So you did not know that you suffer at times from hebetude. We all do! This is a word that I had to look up when reading recently in the Sabbath Exercises readings of Thomas Chalmers (1780-1947) the Scottish minister and divine who was the subject of my Masters’ thesis when I studied in Edinburgh, Scotland many years ago. And if you are an avid reader of the author Joseph Conrad you may have come across the word, as it was a favorite of his. Hebetude means dullness or lethargy, or obtuseness or sluggishness of mind. Chalmers used it to describe his mental and spiritual dullness even when sometimes partaking of the Lord’s Supper or seeking spiritual refreshment from the Lord. Jesus said to Peter and his disciples when Peter asked him the meaning when he spoke in parables, “Are you still so dull? (Matthew 15:16).
Well, yes, we are at times “so dull, in a state of hebetude. It is a state of mind that is not unfamiliar to us in this pilgrimage of the Christian life. Chalmers wrote, “Rouse me from nature’s apathy and nature’s lethargic indifference to the things of faith. Bring the high interests of the unseen and eternal world to bear upon me; and with a realizing sense of these may I go forth on the work of diligent preparation for the life that is to come. Thou knowest my infirmities. Thou knowest the carnality, and the constant, the cleaving ungodliness of my heart. Turn this ungodliness away from it. Give me access to the fountain of life; and usher me into a mental panorama of brighter and clearer manifestation than I have yet enjoyed.
Is this not a prayer concerning something very near to your own experience? The writer of Hebrews wrote these words to Christians who were involved in the work of serving the saints and of following the Lord as his disciple, and he knew that sluggishness and apathy of mind in spiritual matters would dot their road. So he encouraged them to the same faith and patience that characterized the saints who have gone before us on a similar road, yet have now inherited the promises for which we still look.
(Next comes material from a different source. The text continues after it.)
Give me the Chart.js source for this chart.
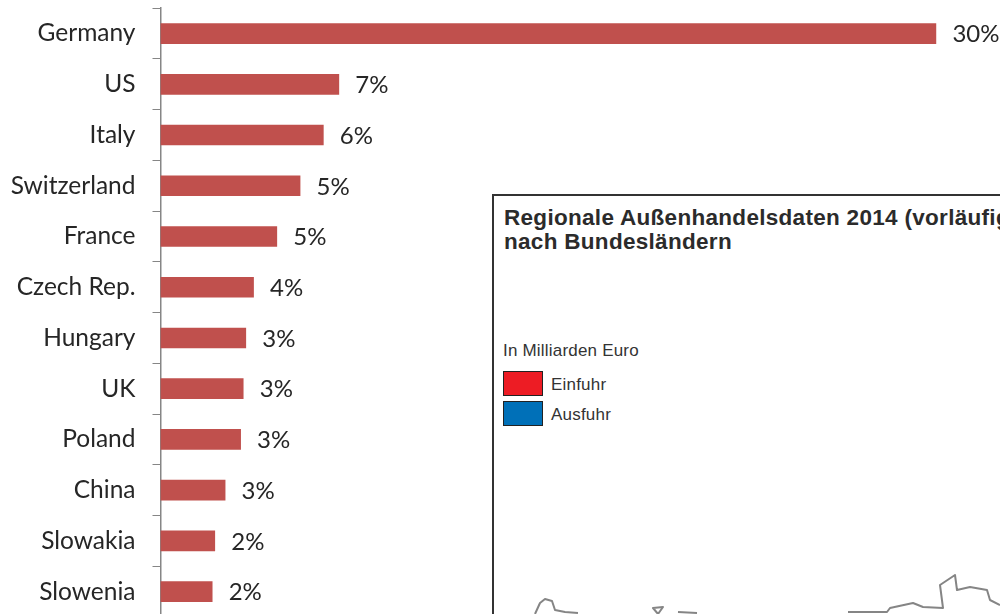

You may at times wonder if hebetude, spiritual lethargy in your mind, is unique to you. It is not! But it is a state of mind with which we should never be content and from which we constantly seek a way through. Chalmers said that in such a state he endeavored to keep his mind fixed on an objective; and the very best objective in the realm of Christian faith, he wrote, is the righteousness of Christ, which is the only plea and warrant for your acceptance with God; not your righteousness, you must remember, Christ’s!
Today, you need to be reminded that this struggle with hebetude in your life and mind is not only your disease, it infects us all. Fellow believers can be a help when their counsel and encouragement, especially when drenched with self-experience, is truly biblical; yet the most rewarding path through this malaise is the truth of going to the source of your salvation, your own Lord Jesus Christ, with perseverance, to get the comfort and sharpness of spiritual mind you must have, or you will never be satisfied. “I must have it; I will never be put off! Chalmers prayed, “Raise me above the degrading anxieties of the present evil world, and give me the confident gait, the elevated tone and purposes of an immortal creature. So may it be with you.